No obstante, su rostro fue fijado en Venecia, en 1636, por el pincel de un pintor italiano. Otros retratos, ejecutados durante su madurez y copiados en diversas ocasiones después de su muerte, adornan todavía los palacios de la Serenísima y los castillos ingleses. Sin embargo, las placas de cobre que palidecen bajo los marcos, como pequeños espejos sin azogue, repiten hasta el infinito el mismo vacío y la misma ausencia: "Portrait of animales unknow gentleman" ("Retrato de un gentilhombre desconocido").
Obstinadamente anónimo.
Que nadie se llame a engaño: esa oscuridad, la del "gentilhombre desconocido", es deseada. Las simulaciones, la huida y el incógnito son sus utensilios de pillaje. La sombra y el juego, sus tácticas de conquista. En cuanto al silencio, es el garante de su libertad.
Sus amigos lo consideraban burlón, sutil y reservado. Sus enemigos, canalla y artero. Hablaba poco y sabía observar. Sin embargo, más que su discreción, su independencia y su ironía, el rasgo que mejor lo caracteriza es la imperiosa necesidad de transgredir todos los límites.

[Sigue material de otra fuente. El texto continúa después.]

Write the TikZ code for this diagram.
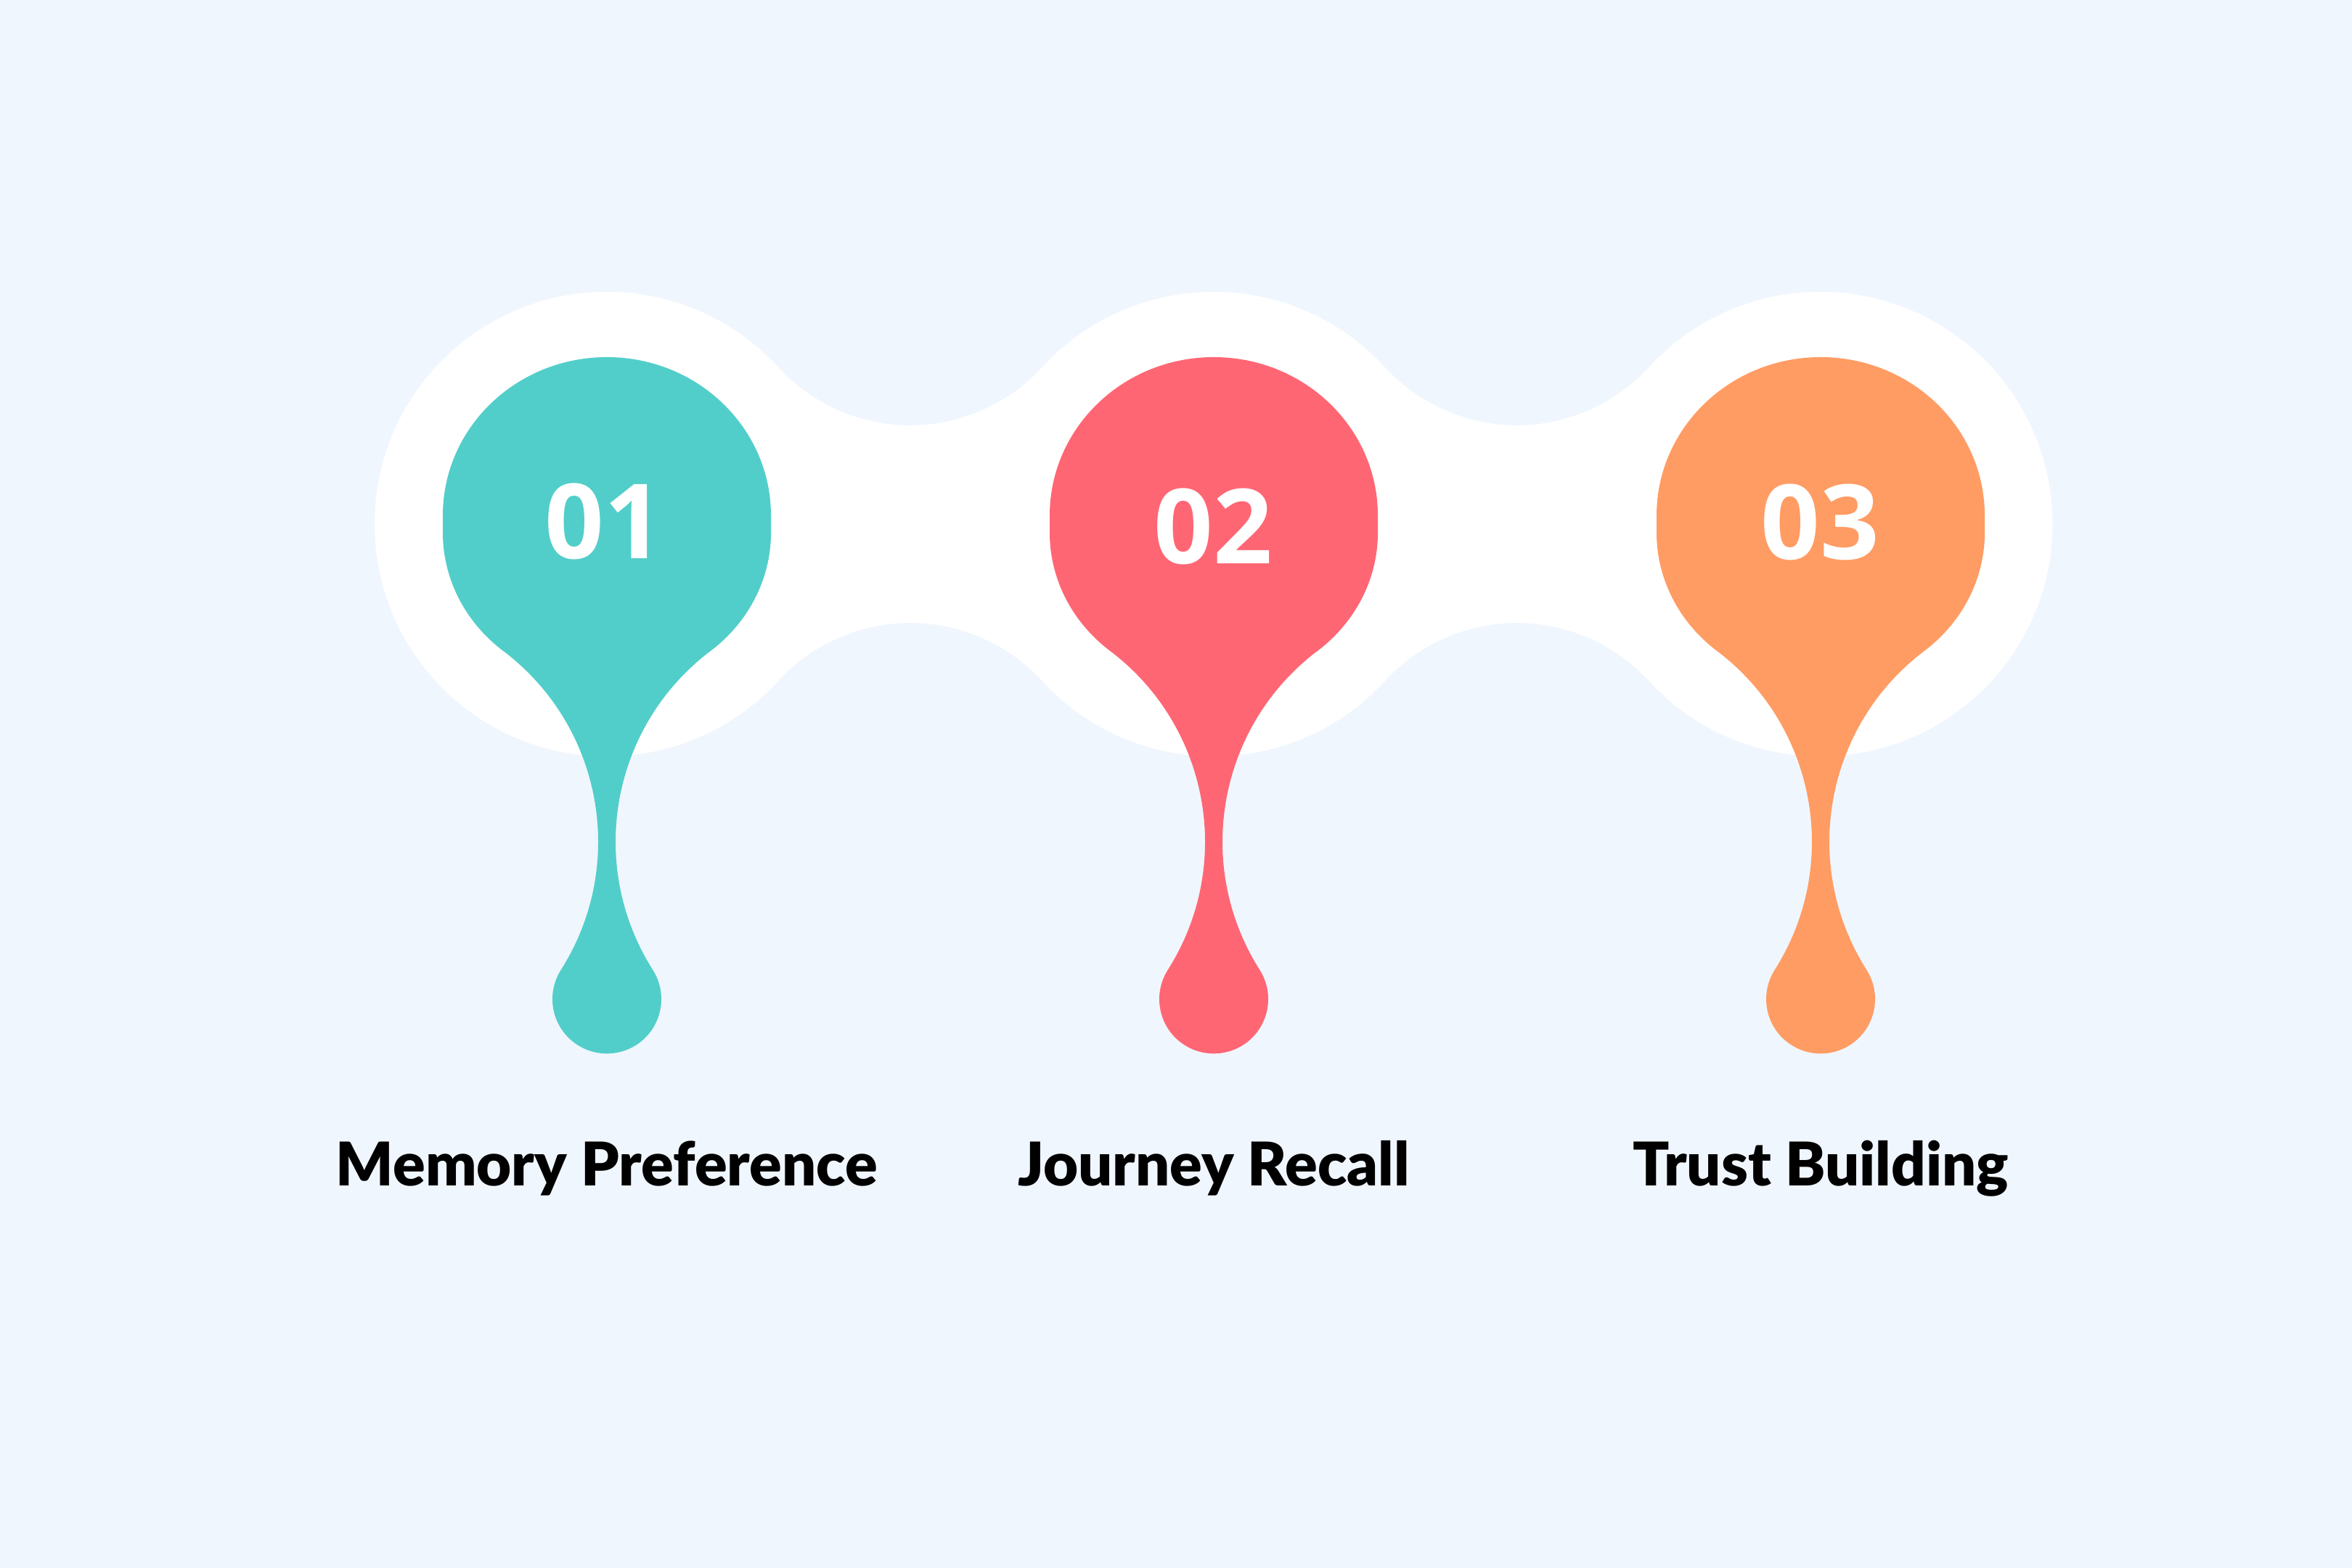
\documentclass[tikz,border=0pt]{standalone}
\usepackage{fontspec}
\setmainfont{Lato}
\IfFontExistsTF{Lato Black}{\newfontfamily\labfont{Lato Black}}{\newfontfamily\labfont{Lato}[UprightFont=*-Bold]}
\newfontfamily\digfont{Open Sans}
\definecolor{bg}{HTML}{F0F6FE}
\definecolor{cteal}{HTML}{52CECA}
\definecolor{cred}{HTML}{FF6674}
\definecolor{corange}{HTML}{FF9C63}
\tikzset{
  pics/droplet/.style={code={
    \fill[#1] (0,1668)
      arc[start angle=90,end angle=180,x radius=226,y radius=218]
      -- (-226,1426)
      arc[start angle=180,end angle=232.05,x radius=226,y radius=210]
      arc[start angle=52.07,end angle=-32.4,radius=329.6]
      arc[start angle=147.6,end angle=392.4,radius=75]
      arc[start angle=212.4,end angle=127.93,radius=329.6]
      arc[start angle=307.95,end angle=360,x radius=226,y radius=210]
      -- (226,1450)
      arc[start angle=0,end angle=90,x radius=226,y radius=218] -- cycle;
  }},
  numstyle/.style={text=white,inner sep=0pt,font=\digfont\bfseries\fontsize{143}{150}\selectfont},
  labelstyle/.style={text=black,inner sep=0pt,anchor=base,font=\labfont\fontsize{83}{90}\selectfont}
}
\begin{document}
\begin{tikzpicture}[x=1pt,y=1pt]
\fill[bg] (0,0) rectangle (3240,2160);
\useasboundingbox (0,0) rectangle (3240,2160);
% white band
\fill[white] (516,1438)
  arc[start angle=180,end angle=42.5,radius=320]
  arc[start angle=222.5,end angle=317.5,radius=246.8]
  arc[start angle=137.5,end angle=42.5,radius=320]
  arc[start angle=222.5,end angle=317.5,radius=246.8]
  arc[start angle=137.5,end angle=-137.5,radius=320]
  arc[start angle=42.5,end angle=137.5,radius=246.8]
  arc[start angle=-42.5,end angle=-137.5,radius=320]
  arc[start angle=42.5,end angle=137.5,radius=246.8]
  arc[start angle=-42.5,end angle=-180,radius=320] -- cycle;
% droplets
\pic at (836,0) {droplet=cteal};
\pic at (1672,0) {droplet=cred};
\pic at (2508,0) {droplet=corange};
% numbers
\node[numstyle] (n1) at (832,1442) {01};
\node[numstyle] (n2) at (1671,1435) {02};
\node[numstyle] (n3) at (2507,1441) {03};
% labels
\node[labelstyle] (l1) at (836,526) {Memory Preference};
\node[labelstyle] (l2) at (1672,526) {Journey Recall};
\node[labelstyle] (l3) at (2508,526) {Trust Building};
\end{tikzpicture}
\end{document}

Quien observa las fechas de sus viajes, las distancias recorridas, y la dificultad y la amplitud de las tareas realizadas, se queda estupefacto por su energía. La rapidez de sus desplazamientos manifiesta su regocijo al fundirse con el paisaje.
Los grandes coleccionistas que enviaban a sus agentes en pos de él por los caminos de Anatolia ponían a sus espías en guardia contra las falsas apariencias del "gentilhombre desconocido": "Beware of William Petty" ¡Desconfiad de William Petty! Aunque os parezca que no está presente, ocupa el terreno -escribían en sus instrucciones-. Ese hombre intenta pasar inadvertido para engañarnos. Así permanece en total libertad. Si por desgracia perdéis su rastro, tendrá licencia para conducir a buen puerto su negocio y concluirlo sin nosotros… Dondequiera que estéis, acordaos siempre de él."